A quick review of my own career tells me that while in California I worked on many things that have since become ubiquitous. My colleagues, people I personally worked with led inventions that still boggle my mind. I actually contributed to some of them:
-the first commercial computer (GE 100- my boss led the project)
- Magnetic stripes on checks- I worked with the very, very nerdish person who did it. He never thought it was a big deal.
- Multi-modal container transportation- a project for Sea-Land. I worked on it.
- the non-bank bank(NBB) arcane and no longer relevant but transformed US financial services and funded my departure from SRI, when I encountered...
-PayPal which was introduced to me by a NBB Clint who insisted I absolutely had to invest an inventive fee I earned in PayPal. I did it because he insisted and the rest is history.
OK that is a very truncated partial history of California and me. Zero question exists that without California I would not exist. More so there is no place in the world where an ordinary guy like me could be involved in such a huge variety of consequential events for the world nor learn so much. FWIW, if I gave a complete list of all the stuff I worked on nobody would believe it. I barely do myself. How many ignorant people actually worked on DARPANET although we could not actually understand what we were doing? Similarly, working on SWIFT and being part of the group that renamed BankAmericard as Visa and spawned Visa International not to mention projects such as QUEST (quiet efficient supersonic transport) which came to an fied the project and confiscated all the work, so nothing was left except that acronym, which never was classified. We were all quietly angry, much more so the actual inventors.
All of that was in California. So are memories of a really strange kid with horrible bo who hung around as some of us were working with Xerox Parc and SRI on some bizarre notion to make a computer that could be used by untrained people. That was not too long after the project we did advising HP that there was no future for a handheld calculator because only engineers would use it and a slide rule was faster, easier and more flexible. Thus was TI formed and Austin became a tech center.

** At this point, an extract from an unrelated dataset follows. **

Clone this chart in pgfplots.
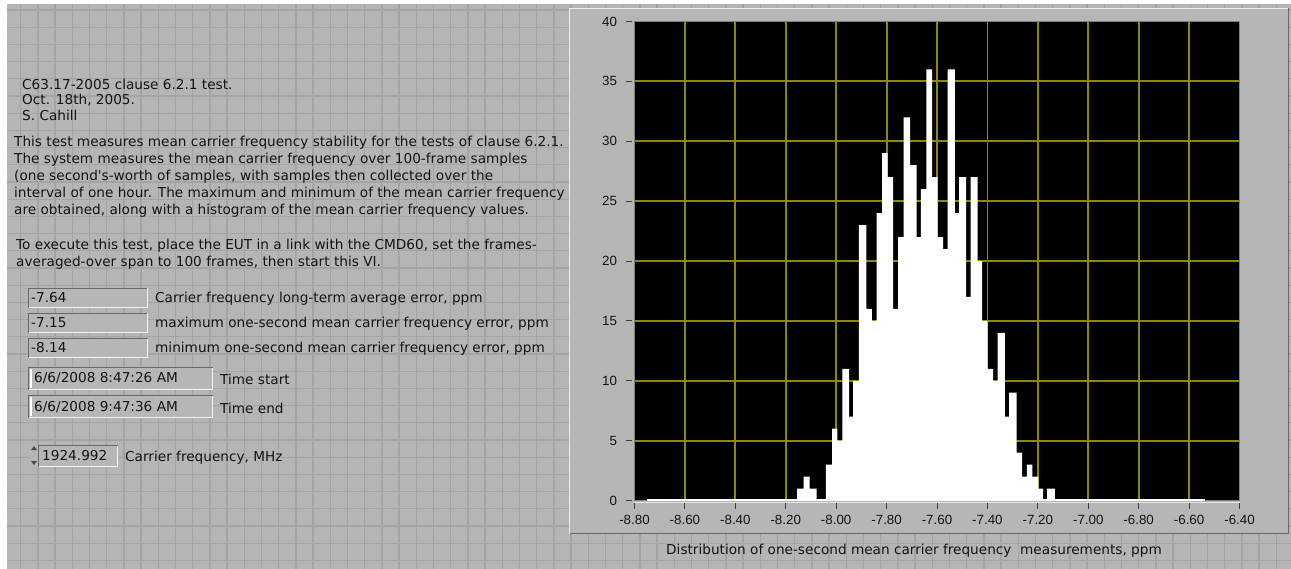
\documentclass[border=0pt]{standalone}
\usepackage{pgfplots}
\pgfplotsset{compat=1.18}
\usepackage{fontspec}
\setmainfont{DejaVu Sans}[Ligatures=TeXOff]
\newfontfamily\tickfont{Liberation Sans}
\definecolor{panel}{RGB}{181,181,181}
\definecolor{panelgrid}{RGB}{164,164,164}
\definecolor{framebg}{RGB}{182,182,182}
\definecolor{gridy}{RGB}{140,136,0}
\definecolor{darkedge}{RGB}{105,105,105}
\definecolor{txt}{RGB}{20,20,20}
\pgfplotstableread{
x y
-8.155 1
-8.129 2
-8.105 1
-8.078 0
-8.041 3
-8.016 6
-7.995 5
-7.975 11
-7.949 7
-7.933 10
-7.910 23
-7.880 16
-7.858 15
-7.840 24
-7.818 29
-7.796 27
-7.774 16
-7.754 22
-7.732 32
-7.707 28
-7.681 22
-7.664 26
-7.642 36
-7.619 27
-7.598 22
-7.576 21
-7.558 36
-7.529 24
-7.512 27
-7.485 17
-7.467 27
-7.439 20
-7.421 15
-7.399 11
-7.377 10
-7.360 14
-7.331 7
-7.314 9
-7.284 4
-7.262 2
-7.244 3
-7.222 2
-7.198 1
-7.179 0
-7.163 1
-7.132 0
}\histdata
\newcommand{\fs}{\fontsize{13.7}{15}\selectfont}
\newcommand{\tfs}{\tickfont\fontsize{13.4}{15}\selectfont}
\begin{document}
\begin{tikzpicture}
\begin{scope}[x=1bp,y=-1bp]
\useasboundingbox (0,0) rectangle (1291,569);
\fill[panel] (0,0) rectangle (1291,569);
\begin{scope}
\clip (0,0) rectangle (1291,569);
\foreach \i in {0,...,76} { \draw[panelgrid, line width=1.3bp] ({3.5+17.2*\i},0) -- ({3.5+17.2*\i},569); }
\foreach \j in {0,...,33} { \draw[panelgrid, line width=1.3bp] (0,{10+17.2*\j}) -- (1291,{10+17.2*\j}); }
\end{scope}
\fill[white] (0,0) rectangle (1291,4);
\fill[white] (0,0) rectangle (7,569);
% graph frame
\fill[framebg] (569,8) rectangle (1289,534);
\draw[white!85!gray,line width=1bp] (569.5,534) -- (569.5,8.5) -- (1289,8.5);
\draw[darkedge,line width=1bp] (569.5,533.5) -- (1288.5,533.5) -- (1288.5,8.5);
\draw[white!80!gray,line width=1bp] (634,502) -- (1240,502);
\end{scope}
\begin{axis}[
  at={(634.5bp,-500.5bp)}, anchor=south west,
  width=605bp, height=479bp, scale only axis,
  xmin=-8.8, xmax=-6.4, ymin=0, ymax=40,
  xtick={-8.8,-8.6,-8.4,-8.2,-8.0,-7.8,-7.6,-7.4,-7.2,-7.0,-6.8,-6.6,-6.4},
  ytick={0,5,10,15,20,25,30,35,40},
  xtick pos=left, ytick pos=left,
  axis background/.style={fill=black},
  grid=major, major grid style={gridy, line width=1.8bp},
  axis line style={draw=gray, line width=1bp},
  tick align=outside, major tick length=6bp,
  tick style={draw=black!75, line width=1bp},
  xtick style={yshift=-2.5bp}, ytick style={xshift=-3bp},
  /pgf/number format/assume math mode=true,
  xticklabel style={/pgf/number format/fixed, /pgf/number format/fixed zerofill, /pgf/number format/precision=2, yshift=-5.5bp},
  yticklabel style={xshift=-8bp},
  tick label style={font=\tfs, text=txt},
]
\addplot[ybar interval, fill=white, draw=none] table[x=x,y=y] {\histdata};
\addplot[white, line width=1.2bp] coordinates {(-8.752,0.05) (-6.535,0.05)};
\end{axis}
\begin{scope}[x=1bp,y=-1bp]
\node[anchor=center, font=\fs, text=txt] at (914,551) {Distribution of one-second mean carrier frequency\ \ measurements, ppm};
% left text
\begin{scope}[every node/.style={anchor=base west, font=\fs, text=txt, inner sep=0pt}]
\node at (22,89.5) {C63.17-2005 clause 6.2.1 test.};
\node at (22,105) {Oct. 18th, 2005.};
\node at (22,120.5) {S. Cahill};
\node at (14,146.5) {This test measures mean carrier frequency stability for the tests of clause 6.2.1.};
\node at (14,163.5) {The system measures the mean carrier frequency over 100-frame samples};
\node at (14,180.5) {(one second's-worth of samples, with samples then collected over the};
\node at (14,198) {interval of one hour. The maximum and minimum of the mean carrier frequency};
\node at (14,215) {are obtained, along with a histogram of the mean carrier frequency values.};
\node at (16,250) {To execute this test, place the EUT in a link with the CMD60, set the frames-};
\node at (16,267) {averaged-over span to 100 frames, then start this VI.};
\end{scope}
% indicator boxes
\foreach \yy/\val/\lab in {288/-7.64/{Carrier frequency long-term average error, ppm}, 313/-7.15/{maximum one-second mean carrier frequency error, ppm}, 338/-8.14/{minimum one-second mean carrier frequency error, ppm}}{
  \fill[framebg] (28,\yy) rectangle (148,\yy+20);
  \draw[darkedge,line width=1bp] (28.5,\yy+20) -- (28.5,\yy+0.5) -- (148,\yy+0.5);
  \draw[white!90!gray,line width=1bp] (28.5,\yy+19.5) -- (147.5,\yy+19.5) -- (147.5,\yy+0.5);
  \node[anchor=base west, font=\fs, text=txt, inner sep=0pt] at (31,\yy+14.5) {\val};
  \node[anchor=base west, font=\fs, text=txt, inner sep=0pt] at (155,\yy+14.5) {\lab};
}
\foreach \yy/\val/\lab in {367/{6/6/2008 8:47:26 AM}/Time start, 395/{6/6/2008 9:47:36 AM}/Time end}{
  \fill[framebg] (28,\yy) rectangle (213,\yy+23);
  \draw[darkedge,line width=1bp] (28.5,\yy+23) -- (28.5,\yy+0.5) -- (213,\yy+0.5);
  \draw[white!90!gray,line width=1bp] (28.5,\yy+22.5) -- (212.5,\yy+22.5) -- (212.5,\yy+0.5);
  \fill[white] (30,\yy+2) rectangle (32,\yy+21);
  \node[anchor=base west, font=\fs, text=txt, inner sep=0pt] at (34,\yy+16) {\val};
  \node[anchor=base west, font=\fs, text=txt, inner sep=0pt] at (220,\yy+18) {\lab};
}
% spin box
\fill[framebg] (30,445) rectangle (38,467);
\fill[black!70] (31,450) -- (37,450) -- (34,446) -- cycle;
\fill[black!70] (31,461) -- (37,461) -- (34,465) -- cycle;
\fill[framebg] (38,445) rectangle (118,467);
\draw[darkedge,line width=1bp] (38.5,467) -- (38.5,445.5) -- (118,445.5);
\draw[white!90!gray,line width=1bp] (38.5,466.5) -- (117.5,466.5) -- (117.5,445.5);
\node[anchor=base west, font=\fs, text=txt, inner sep=0pt] at (42,460.5) {1924.992};
\node[anchor=base west, font=\fs, text=txt, inner sep=0pt] at (125,461) {Carrier frequency, MHz};
\end{scope}
\end{tikzpicture}
\end{document}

Many years later my house is full of the products first spawned by that kid with bo. Oddly enough I never sold my shares in his silly little fruity offspring, through thick and thin times.
I have childhood memories of Gilroy, garlic and Rainer cherries. I even remember gathering abalone with my father near Santa Cruz when the tide was out. I still have a couple of those shells.
Finally, I choose to live mostly in Brazil, a little bit in Miami, but I am grateful for California. My spouse and I regularly debate about moving back there. Still, California is the place to go to invent new dreams and make them happen, not a place for reminiscence.
Where better to base businesses intended to revolutionize the world we live in of even find new worlds in which to live?
Tesla probably could not have been created anywhere else. Despite the horrible problems, disarray and costs the intellectual ferment is needed.
My father used to say that Leland Stanford Junior University might someday become good enough to drop the ‘junior’. It seems he was correct.